Monday, May 3, 2010

Joshua 24:15

So... I got a tattoo. :)

Josh and I have been talking about it for a while but I was just always undecided. It's a big decision to permanently change your body and I wasn't taking that lightly. But, after A LOT of consideration. I finally did it. It's a cross in the middle/top of my back. It is just under my neck but you can't see it when I'm wearing a t'shirt. Its a beautiful cross with the bible verse Joshua 24:15. This verse means a lot to me and I chose to place in on my body with a significant purpose.

Having a relationship with God is what makes me who I am. It's the largest part of who I am and have always been. I grew up in church, going with my Maw maw, and watching her relationship and commitment to her faith helped me to become who I am. I became a believer at a very early age and my faith in God has never wavered. I have always known that there is a God and that Jesus Christ lived and died and rose again to save me from my own sin. I know that I know that I know. It just is.

Believing in God and being involved in church has always been a part of who I am. That's the easy part. The hard part is not conforming to the ways of the world. I know that no one is perfect but I can only focus on my own struggles, because mine are the only ones that I am accountable for. I have so many questions for God. I feel like we live in a time where people truly believe that going to church and not drinking or cussing makes them a "Christian". I don't even like the term. I am a believer.
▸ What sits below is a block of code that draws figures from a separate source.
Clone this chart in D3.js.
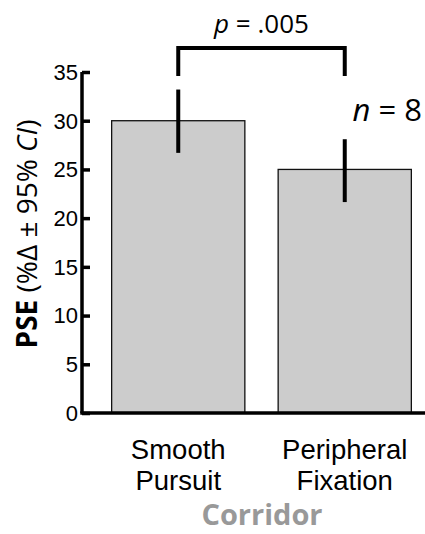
<!DOCTYPE html>
<html>
<head>
<meta charset="utf-8">
<script src="https://cdn.jsdelivr.net/npm/d3@7"></script>
<style>
  body { margin: 0; background: #fff; }
  svg { display: block; }
</style>
</head>
<body>
<div id="chart"></div>
<script>
  // data
  const categories = [['Smooth', 'Pursuit'], ['Peripheral', 'Fixation']];
  const pse = [30, 25];
  const ciLow = [26.7, 21.65];
  const ciHigh = [33.2, 28.1];
  const yTicks = [0, 5, 10, 15, 20, 25, 30, 35];

  const width = 425;
  const height = 534;

  const svg = d3.select('#chart')
    .append('svg')
    .attr('width', width)
    .attr('height', height);

  const y = d3.scaleLinear()
    .domain([0, 35])
    .range([413, 72]);

  const x = d3.scaleBand()
    .domain(d3.range(categories.length))
    .range([95, 428])
    .paddingInner(0.2)
    .paddingOuter(0.1);

  const axisX = 82;

  // bars
  svg.selectAll('rect.bar')
    .data(pse)
    .join('rect')
    .attr('class', 'bar')
    .attr('x', (d, i) => x(i))
    .attr('y', d => y(d))
    .attr('width', x.bandwidth())
    .attr('height', d => y(0) - y(d))
    .attr('fill', '#cccccc')
    .attr('stroke', '#111')
    .attr('stroke-width', 1.3);

  // error bars
  svg.selectAll('line.err')
    .data(pse)
    .join('line')
    .attr('class', 'err')
    .attr('x1', (d, i) => x(i) + x.bandwidth() / 2)
    .attr('x2', (d, i) => x(i) + x.bandwidth() / 2)
    .attr('y1', (d, i) => y(ciLow[i]))
    .attr('y2', (d, i) => y(ciHigh[i]))
    .attr('stroke', '#000')
    .attr('stroke-width', 4);

  // y axis
  const yAxis = d3.axisRight(y)
    .tickValues(yTicks)
    .tickSize(8)
    .tickFormat('');

  const gy = svg.append('g')
    .attr('transform', `translate(${axisX},0)`)
    .call(yAxis);
  gy.select('.domain')
    .attr('d', `M0,${y(35)}V${y(0)}`)
    .attr('stroke-width', 3.5);
  gy.selectAll('.tick line').attr('stroke-width', 3.5);

  svg.selectAll('text.ytick')
    .data(yTicks)
    .join('text')
    .attr('class', 'ytick')
    .attr('x', axisX - 4)
    .attr('y', d => y(d))
    .attr('dy', '0.36em')
    .attr('text-anchor', 'end')
    .attr('font-family', 'Liberation Sans, Arial, sans-serif')
    .attr('font-size', 22)
    .text(d => d);

  // x axis line
  svg.append('line')
    .attr('x1', axisX - 1.75)
    .attr('x2', width)
    .attr('y1', y(0))
    .attr('y2', y(0))
    .attr('stroke', '#000')
    .attr('stroke-width', 3.5);

  // category labels
  const cat = svg.selectAll('text.cat')
    .data(categories)
    .join('text')
    .attr('class', 'cat')
    .attr('text-anchor', 'middle')
    .attr('font-family', 'Liberation Sans, Arial, sans-serif')
    .attr('font-size', 27.5);
  cat.selectAll('tspan')
    .data((d, i) => d.map(t => ({ t, i })))
    .join('tspan')
    .attr('x', d => x(d.i) + x.bandwidth() / 2)
    .attr('y', (d, j) => 459 + j * 31)
    .text(d => d.t);

  // axis titles
  svg.append('text')
    .attr('x', 262)
    .attr('y', 525)
    .attr('text-anchor', 'middle')
    .attr('font-family', 'Open Sans, sans-serif')
    .attr('font-weight', 'bold')
    .attr('font-size', 29)
    .attr('fill', '#999999')
    .text('Corridor');

  const yl = svg.append('text')
    .attr('transform', 'translate(37,234) rotate(-90)')
    .attr('text-anchor', 'middle')
    .attr('font-family', 'Open Sans, sans-serif')
    .attr('font-size', 28);
  yl.append('tspan').attr('font-weight', 'bold').text('PSE');
  yl.append('tspan').text(' (%Δ ± 95% ');
  yl.append('tspan').attr('font-style', 'italic').text('CI');
  yl.append('tspan').text(')');

  // significance bracket
  const c0 = x(0) + x.bandwidth() / 2;
  const c1 = x(1) + x.bandwidth() / 2;
  svg.append('path')
    .attr('d', `M${c0},76V48H${c1}V76`)
    .attr('fill', 'none')
    .attr('stroke', '#000')
    .attr('stroke-width', 4);

  const pt = svg.append('text')
    .attr('x', (c0 + c1) / 2)
    .attr('y', 33)
    .attr('text-anchor', 'middle')
    .attr('font-family', 'Open Sans, sans-serif')
    .attr('font-size', 26);
  pt.append('tspan').attr('font-style', 'italic').text('p');
  pt.append('tspan').text(' = .005');

  const nt = svg.append('text')
    .attr('x', 422)
    .attr('y', 121)
    .attr('text-anchor', 'end')
    .attr('font-family', 'Open Sans, sans-serif')
    .attr('font-size', 31);
  nt.append('tspan').attr('font-style', 'italic').text('n');
  nt.append('tspan').text(' = 8');
</script>
</body>
</html>
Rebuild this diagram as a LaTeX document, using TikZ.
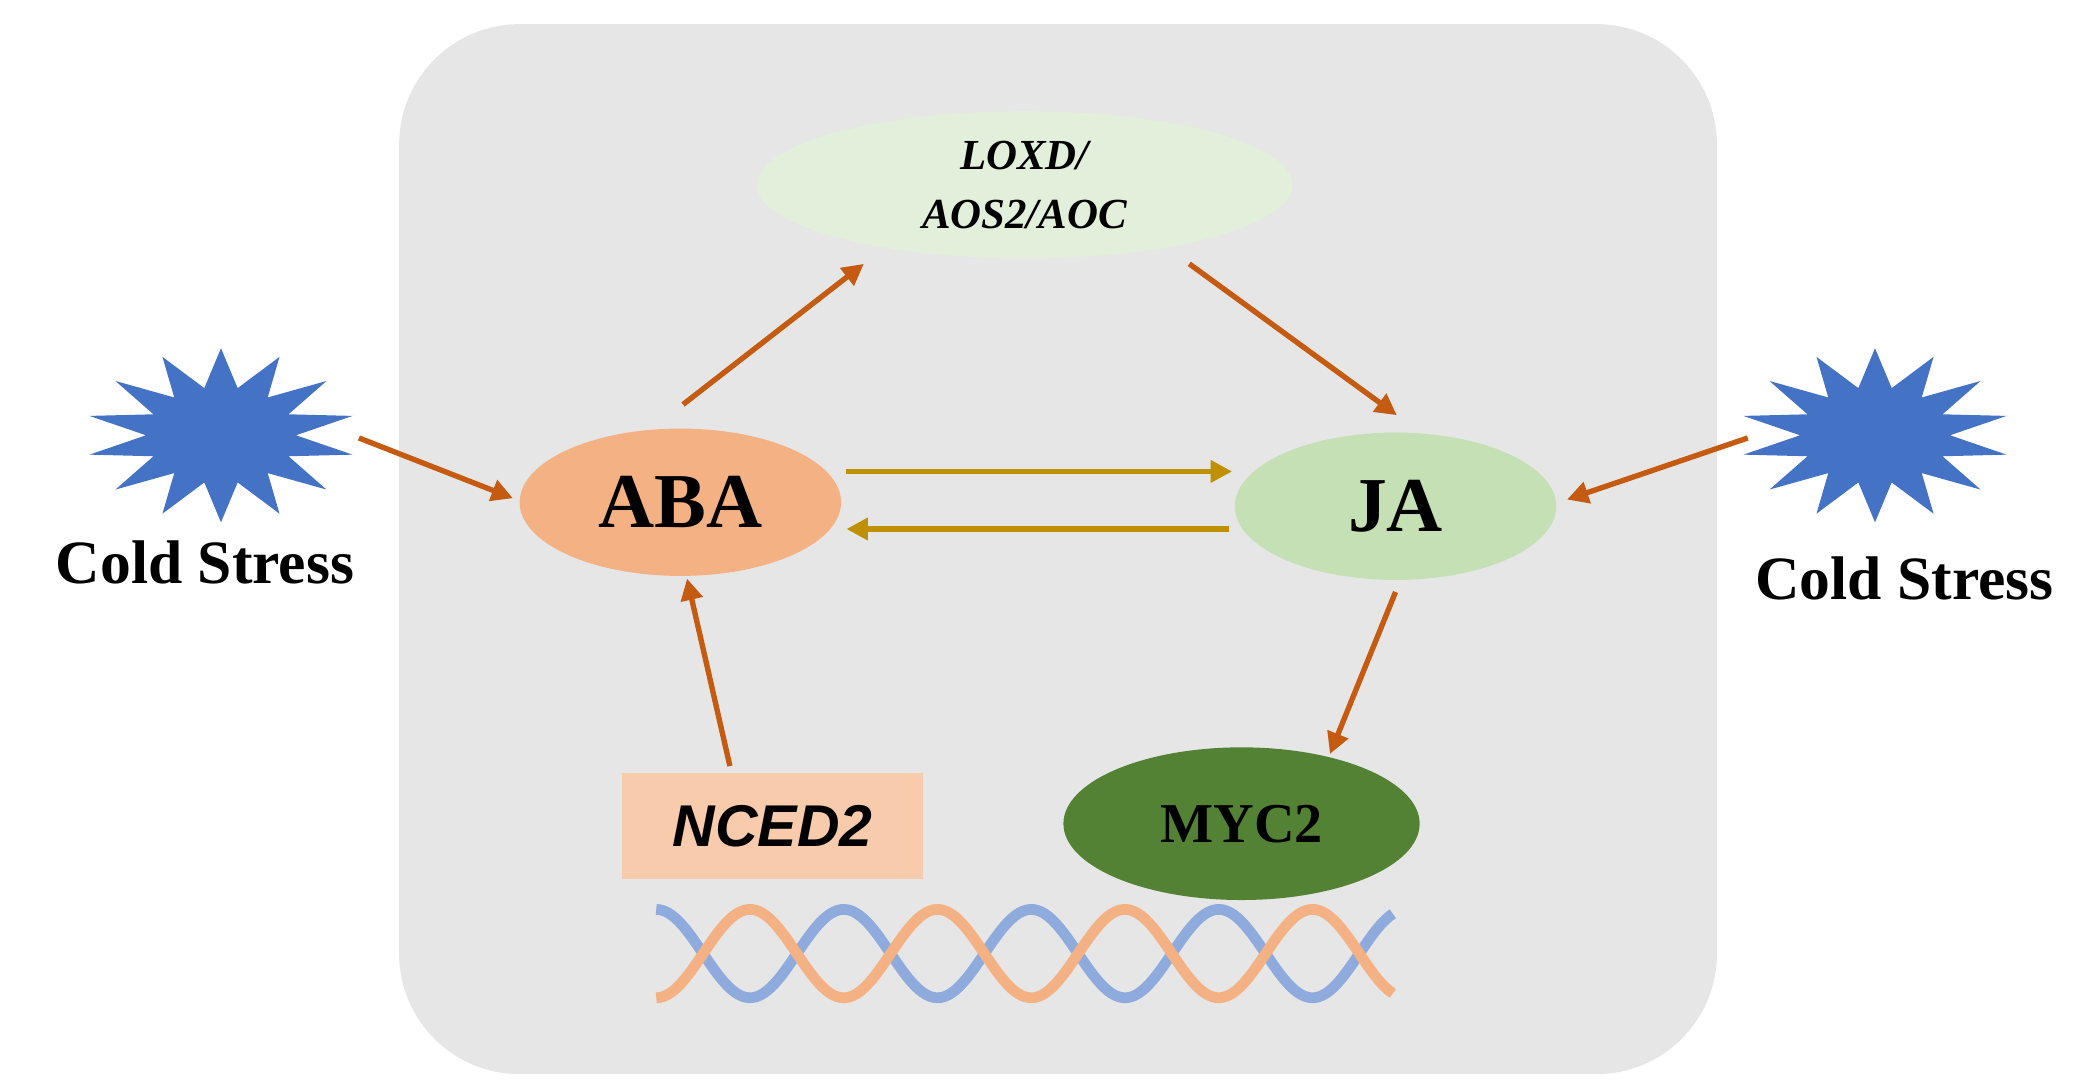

That's what God wants from me. Not my church attendance record. Don't get me wrong. I love church and I think that it's a vital part of a strong and healthy walk with God. I just know that it takes a whole lot more than that to be in a truly committed relationship with Jesus.

I live in a judgmental world. Church goers are the worst to judge others. I judge people all the time. Believe me, I am pointing no fingers here. I am talking to myself. I want my life to be a living sacrifice to God. I know that God has a great purpose for me and my husband and our future family. I know that Josh and I will raise our children to know and believe that God is the Alpha and Omega. That nothing else matters in life. Serving God is their purpose in life. I just pray that God will lead us to where he wants us. That he will use us and allow us to be vessels for Him.

Joshua 24:15 "But if serving the LORD seems undesirable to you, then choose for yourselves this day whom you will serve, whether the gods your forefathers served beyond the River, or the gods of the Amorites, in whose land you are living. But as for me and my household, we will serve the LORD."


God gave each and every one of us the freedom of choice. We are allowed to choose for ourselves who we will serve. Some choose idols of vein ambition. Some choose other people to live for. But as for me and my house, we will serve the LORD.